H&M is betting on big data to help reverse its recent downturn. The Swedish fast-fashion chain, which in March reported a 44 percent slump in profits and the creation of a new off-price brand to sell off its excess inventory, is hoping to curb markdowns and court new shoppers by using algorithms to help determine what merchandise to stock in stores.
According to The Wall Street Journal, the retailer will analyze localized purchase data, online trends, social media posts and more to find the best assortment for each of its 4,288 locations.
H&M has already seen success testing the concept locally; it slashed the merchandise stocked in one of its Stockholm stores by 40 percent in late 2017, replacing basics and menswear with pricier fashion items and experiential details like a flower stand and a coffee shop, catering to a higher-end, mostly female customer base.
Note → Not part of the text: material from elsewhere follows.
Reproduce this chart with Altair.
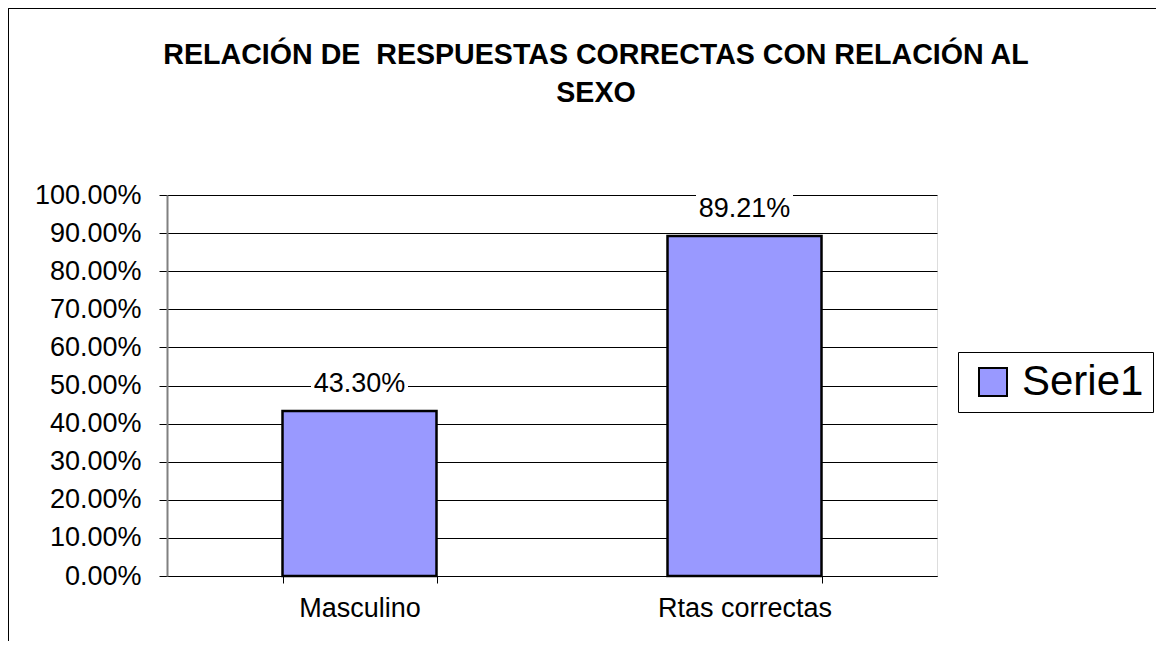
import altair as alt
import pandas as pd

categories = ["Masculino", "Rtas correctas"]
values = [0.4330, 0.8921]
series = ["Serie1", "Serie1"]
y_ticks = [0.0, 0.1, 0.2, 0.3, 0.4, 0.5, 0.6, 0.7, 0.8, 0.9, 1.0]
title_lines = ["RELACIÓN DE \u00a0RESPUESTAS CORRECTAS CON RELACIÓN AL", "SEXO"]

df = pd.DataFrame({"cat": categories, "val": values, "serie": series})

FONT = "Liberation Sans"

x = alt.X("cat:N", sort=categories, title=None,
          scale=alt.Scale(paddingInner=0.6, paddingOuter=0.3),
          axis=alt.Axis(labelAngle=0, labelFontSize=27, labelFont=FONT, labelColor="black",
                        tickBand="extent", tickSize=7, tickColor="black", domainColor="black",
                        labelPadding=12, domainWidth=1))
y = alt.Y("val:Q", title=None,
          scale=alt.Scale(domain=[0, 1], nice=False),
          axis=alt.Axis(values=y_ticks, format=".2%", labelFontSize=27, labelFont=FONT,
                        labelColor="black", tickSize=8, tickColor="black",
                        domainColor="#808080", domainWidth=2, labelPadding=18,
                        labelOverlap=False,
                        gridColor="black", gridWidth=1, gridOpacity=1))

base = alt.Chart(df)

border = base.mark_rect(filled=False, stroke="black", strokeWidth=1).encode(
    x=alt.value(-158.5), x2=alt.value(1300), y=alt.value(-186.5), y2=alt.value(800)
)

bars = base.mark_bar(stroke="black", strokeWidth=2.5).encode(
    x=x, y=y,
    color=alt.Color("serie:N", title=None,
                    scale=alt.Scale(domain=["Serie1"], range=["#9999FF"]),
                    legend=alt.Legend(orient="none", legendX=791, legendY=157,
                                      symbolType="square", symbolSize=784,
                                      symbolStrokeColor="black", symbolStrokeWidth=2,
                                      symbolOffset=5,
                                      labelFontSize=42, labelFont=FONT, labelColor="black",
                                      strokeColor="black", fillColor="white",
                                      padding=9, labelOffset=8, labelLimit=400))
)

label_bg = base.mark_tick(color="white", thickness=32, size=97, yOffset=-27, opacity=1).encode(
    x=x, y=y
)

labels = base.mark_text(fontSize=27, font=FONT, color="black", baseline="middle", dy=-27).encode(
    x=x, y=y,
    text=alt.Text("val:Q", format=".2%")
)

chart = alt.layer(border, bars, label_bg, labels).properties(
    width=770, height=381,
    title=alt.TitleParams(text=title_lines, fontSize=28.6, font=FONT, fontWeight="bold",
                          color="black", anchor="middle", dx=44, offset=-100, lineHeight=38),
    padding={"left": 159, "top": 187, "right": 219, "bottom": 65},
    autosize=alt.AutoSizeParams(type="none"),
).configure_view(
    fill="#FFFFCC", stroke="#808080", strokeWidth=2
).configure(background="white")

chart.save("out.html", embed_options={"renderer": "svg", "actions": False})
While the plan requires significant upfront investment (the brand is working with 200 data scientists, analysts and engineers, and tailoring merchandise deliveries to individual stores), ultimately executives hope it will reduce unsold inventory and put an end to the nonstop discounting and weak sales that have hurt the company’s bottom line for the past 10 quarters. While over the past three years, H&M’s shares have dropped 56 percent, they rose 1.92 percent to 147.50 SEK ($16.72) on Monday on the heels of the plan’s unveiling.
It’s the latest in the company’s efforts to adapt to a changing, ever-more-digital retail landscape: This year, it announced the creation of a new affordable luxury brand, /Nyden, which will use the “drop” system popularized by streetwear brands to release new items and enlist influencers to codesign capsule collections.